在平行高斯通道下考慮固定碼長與碼率的編碼條件之吞吐量基準資源分配方式

Abstract

傳統探討平行無記憶性高斯通道資源分配的問題都是以最大化整體通道容量為目的，而所推得的最佳能量分配法為著名的充水(Water-Filling)演算法。但是此一能量分配法則的問題為，各管道達到最佳能量分配的碼率是總能量的函數，所得的最佳碼率常是一個實作上不易實現的實數，同時隨著訊號雜訊比增大還需不斷更換最佳編碼方式，如此才能達到原本設定的最大通道容量，另外最大通道容量是成立於碼長趨近於無限大的情況，在實際有限的碼長下，此種能量分配方式是否可以達到最佳系統效能(即系統有效吞吐量)值得探討，故而本論文直接探討在有限碼長、固定編碼方式下以達到最大有效系統吞吐量為目的的傳送能量分配策略。結果顯示，我們所提出的資源分配方式可以以類似充水演算法的概念以圖形詮釋，並且幾乎達到最大系統有效吞吐量。
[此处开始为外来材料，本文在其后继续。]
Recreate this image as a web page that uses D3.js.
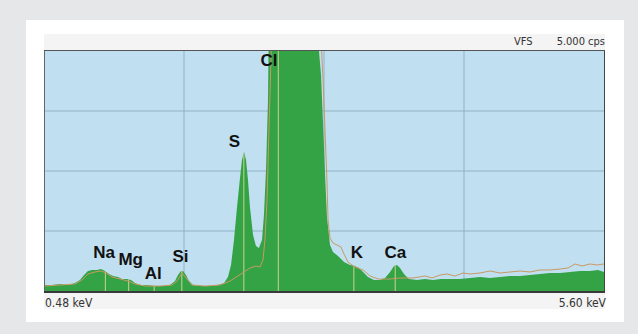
<!DOCTYPE html>
<html>
<head>
<meta charset="utf-8">
<script src="https://cdn.jsdelivr.net/npm/d3@7"></script>
<style>
    body { margin: 0; background: #e6e7e9; }
    svg { display: block; }
</style>
</head>
<body>
<svg id="chart"></svg>
<script>
// energy (keV) and counts (cps) for the sample spectrum (green)
let sampleKeV = [0.480, 0.553, 0.626, 0.699, 0.763, 0.809, 0.846, 0.882, 0.919, 0.965,
    1.001, 1.038, 1.074, 1.111, 1.157, 1.193, 1.239, 1.275, 1.312, 1.358,
    1.422, 1.495, 1.568, 1.632, 1.678, 1.705, 1.733, 1.751, 1.778, 1.806,
    1.842, 1.906, 1.998, 2.071, 2.126, 2.162, 2.190, 2.217, 2.245, 2.272,
    2.290, 2.309, 2.327, 2.345, 2.363, 2.391, 2.418, 2.445, 2.473, 2.491,
    2.510, 2.528, 2.537, 2.565, 2.620, 2.729, 2.866, 2.967, 2.994, 3.013,
    3.031, 3.049, 3.067, 3.095, 3.122, 3.168, 3.223, 3.278, 3.323, 3.360,
    3.397, 3.442, 3.497, 3.552, 3.598, 3.644, 3.680, 3.707, 3.735, 3.771,
    3.817, 3.890, 3.963, 4.036, 4.110, 4.192, 4.283, 4.375, 4.466, 4.558,
    4.649, 4.741, 4.832, 4.923, 5.015, 5.106, 5.198, 5.289, 5.381, 5.472,
    5.545, 5.600]
let sampleCps = [0.125, 0.125, 0.146, 0.125, 0.167, 0.229, 0.333, 0.417, 0.438, 0.438,
    0.458, 0.417, 0.354, 0.313, 0.292, 0.250, 0.250, 0.229, 0.167, 0.125,
    0.125, 0.104, 0.104, 0.125, 0.208, 0.333, 0.417, 0.417, 0.333, 0.208,
    0.125, 0.104, 0.104, 0.125, 0.167, 0.292, 0.542, 1.063, 1.750, 2.354,
    2.729, 2.896, 2.729, 2.313, 1.750, 1.167, 0.938, 0.896, 1.063, 1.583,
    2.521, 3.979, 5.800, 7.500, 9.000, 8.500, 7.500, 6.000, 5.000, 4.500,
    3.500, 2.458, 1.542, 0.958, 0.813, 0.729, 0.604, 0.542, 0.521, 0.479,
    0.396, 0.292, 0.229, 0.229, 0.271, 0.396, 0.521, 0.542, 0.479, 0.354,
    0.250, 0.229, 0.250, 0.229, 0.250, 0.250, 0.250, 0.271, 0.292, 0.271,
    0.292, 0.313, 0.313, 0.333, 0.354, 0.375, 0.375, 0.396, 0.417, 0.417,
    0.438, 0.396]

// reference spectrum (tan line)
let refKeV = [0.480, 0.626, 0.763, 0.827, 0.882, 0.946, 1.001, 1.047, 1.102, 1.175,
    1.248, 1.312, 1.403, 1.541, 1.650, 1.696, 1.742, 1.787, 1.833, 1.952,
    2.089, 2.181, 2.254, 2.309, 2.363, 2.418, 2.455, 2.482, 2.500, 2.519,
    2.537, 2.555, 2.574, 2.700, 2.850, 3.003, 3.022, 3.031, 3.049, 3.067,
    3.077, 3.095, 3.122, 3.159, 3.195, 3.223, 3.259, 3.323, 3.397, 3.461,
    3.534, 3.644, 3.735, 3.854, 3.963, 4.027, 4.101, 4.164, 4.237, 4.311,
    4.375, 4.466, 4.558, 4.649, 4.741, 4.832, 4.923, 5.015, 5.106, 5.198,
    5.271, 5.335, 5.399, 5.472, 5.536, 5.600]
let refCps = [0.104, 0.125, 0.146, 0.229, 0.354, 0.396, 0.417, 0.375, 0.292, 0.250,
    0.208, 0.146, 0.104, 0.104, 0.125, 0.208, 0.375, 0.250, 0.125, 0.104,
    0.125, 0.208, 0.313, 0.396, 0.479, 0.521, 0.500, 0.646, 1.063, 1.896,
    3.354, 4.810, 6.500, 8.000, 7.500, 6.000, 4.810, 4.400, 3.354, 2.313,
    1.479, 1.104, 1.000, 0.958, 0.917, 0.771, 0.604, 0.500, 0.438, 0.313,
    0.250, 0.250, 0.271, 0.271, 0.313, 0.271, 0.333, 0.354, 0.313, 0.375,
    0.354, 0.375, 0.417, 0.375, 0.396, 0.417, 0.396, 0.438, 0.438, 0.458,
    0.479, 0.563, 0.521, 0.563, 0.542, 0.563]

// element K-alpha lines
let elements = ["Na", "Mg", "Al", "Si", "S", "Cl", "K", "Ca"]
let elementKeV = [1.041, 1.254, 1.487, 1.740, 2.307, 2.622, 3.313, 3.691]
// label anchor: energy of left edge, cps of baseline
let labelKeV = [0.930, 1.160, 1.400, 1.655, 2.168, 2.460, 3.285, 3.592]
let labelCps = [0.688, 0.542, 0.250, 0.604, 3.000, 4.690, 0.688, 0.688]

let xGrid = [1.76, 3.04, 4.32]
let yGrid = [1.25, 2.5, 3.75]

let W = 638, H = 334
let plotLeft = 44, plotRight = 604, plotTop = 51, plotBottom = 291

let svg = d3.select("#chart").attr("width", W).attr("height", H)

// card + panel
svg.append("rect").attr("x", 26).attr("y", 20).attr("width", 598).attr("height", 302).attr("fill", "#fff")
svg.append("rect").attr("x", 44).attr("y", 34).attr("width", 561).attr("height", 275).attr("fill", "#f4f4f4")

let x = d3.scaleLinear().domain([0.48, 5.60]).range([plotLeft, plotRight])
let y = d3.scaleLinear().domain([0, 5]).range([plotBottom, plotTop])

let defs = svg.append("defs")
defs.append("clipPath").attr("id", "plot-clip")
    .append("rect").attr("x", plotLeft).attr("y", plotTop)
    .attr("width", plotRight - plotLeft).attr("height", plotBottom - plotTop)

svg.append("rect")
    .attr("x", plotLeft).attr("y", plotTop)
    .attr("width", plotRight - plotLeft).attr("height", plotBottom - plotTop)
    .attr("fill", "#c0dff0")

let g = svg.append("g").attr("clip-path", "url(#plot-clip)")

g.append("g").selectAll("line").data(xGrid).join("line")
    .attr("x1", d => x(d)).attr("x2", d => x(d))
    .attr("y1", plotTop).attr("y2", plotBottom)
    .attr("stroke", "#8fb2c6").attr("stroke-width", 1)
g.append("g").selectAll("line").data(yGrid).join("line")
    .attr("x1", plotLeft).attr("x2", plotRight)
    .attr("y1", d => y(d)).attr("y2", d => y(d))
    .attr("stroke", "#8fb2c6").attr("stroke-width", 1.2)

let sample = sampleKeV.map((e, i) => [e, sampleCps[i]])
let ref = refKeV.map((e, i) => [e, refCps[i]])

let area = d3.area().x(d => x(d[0])).y0(y(0)).y1(d => y(d[1]))
let line = d3.line().x(d => x(d[0])).y(d => y(d[1]))

g.append("path").datum(sample).attr("d", area).attr("fill", "#33a346")

// marker lines, only visible inside the green fill
defs.append("clipPath").attr("id", "fill-clip")
    .append("path").datum(sample).attr("d", area)
g.append("g").attr("clip-path", "url(#fill-clip)")
    .selectAll("line").data(elementKeV).join("line")
    .attr("x1", d => x(d)).attr("x2", d => x(d))
    .attr("y1", plotTop).attr("y2", plotBottom)
    .attr("stroke", "#cbd38c").attr("stroke-width", 1)

g.append("path").datum(ref).attr("d", line)
    .attr("fill", "none").attr("stroke", "#c99a62").attr("stroke-width", 1)

// frame
svg.append("line").attr("x1", plotLeft).attr("x2", plotRight + 1).attr("y1", plotTop - 0.5).attr("y2", plotTop - 0.5)
    .attr("stroke", "#555").attr("stroke-width", 1)
svg.append("line").attr("x1", plotLeft + 0.5).attr("x2", plotLeft + 0.5).attr("y1", plotTop).attr("y2", plotBottom)
    .attr("stroke", "#666").attr("stroke-width", 1)
svg.append("line").attr("x1", plotRight + 0.5).attr("x2", plotRight + 0.5).attr("y1", plotTop).attr("y2", plotBottom)
    .attr("stroke", "#444").attr("stroke-width", 1)
svg.append("line").attr("x1", plotLeft).attr("x2", plotRight + 1).attr("y1", plotBottom + 1).attr("y2", plotBottom + 1)
    .attr("stroke", "#3a3a3a").attr("stroke-width", 2)

// element labels
svg.append("g").selectAll("text").data(elements).join("text")
    .attr("x", (d, i) => x(labelKeV[i]))
    .attr("y", (d, i) => y(labelCps[i]))
    .attr("font-family", "Liberation Sans, Arial, sans-serif")
    .attr("font-weight", "bold")
    .attr("font-size", 17)
    .attr("fill", "#111")
    .text(d => d)

// header and range labels
let small = "DejaVu Sans Condensed, DejaVu Sans, sans-serif"
svg.append("text").attr("x", 514).attr("y", 45).attr("font-family", small).attr("font-size", 11)
    .attr("fill", "#333").text("VFS")
svg.append("text").attr("x", 605).attr("y", 45).attr("text-anchor", "end").attr("font-family", small)
    .attr("font-size", 11).attr("fill", "#333").text("5.000 cps")
svg.append("text").attr("x", 45).attr("y", 307).attr("font-family", small).attr("font-size", 12)
    .attr("fill", "#333").text(x.domain()[0].toFixed(2) + " keV")
svg.append("text").attr("x", 606).attr("y", 307).attr("text-anchor", "end").attr("font-family", small)
    .attr("font-size", 12).attr("fill", "#333").text(x.domain()[1].toFixed(2) + " keV")
</script>
</body>
</html>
The common criterion used in the power allocation problem for parallel memoryless Gaussian channels is to maximize overall mutual information (namely, to achieve the ca- pacity), resulting in the well-known water-filling policy. Such a capacity-achieving power allocation, although theoretically interesting and beneficial in conceptually elucidating the behavior of coding systems, does not match well with practical situations as capacity is an asymptotic rate requiring the codeword length to grow to infinity. In addition, the overall system capacity can only be achieved when the coding scheme of each channel is optimally and continuously adapted to the allotted power. However in a practical system, the adopted codes are by no means optimal in terms of achieving capacity and have only a finite number of rate choices. Furthermore, a common quantity of interest is the effective system through- put. In light of these observations, we study in this paper the problem of determining the power allocation strategy for a system of coded parallel Gaussian channels with the objective of maximizing effective throughput under finite-length and fixed-rate coding constraints. An approximating formula of the system’s effective throughput is proposed for the case of con- volutional codes and used to identify the optimal power allocation for each parallel channel. Our results show that the proposed power allocation policies can be graphically represented as a variation of the water-filling principle and achieves a near-optimal throughput.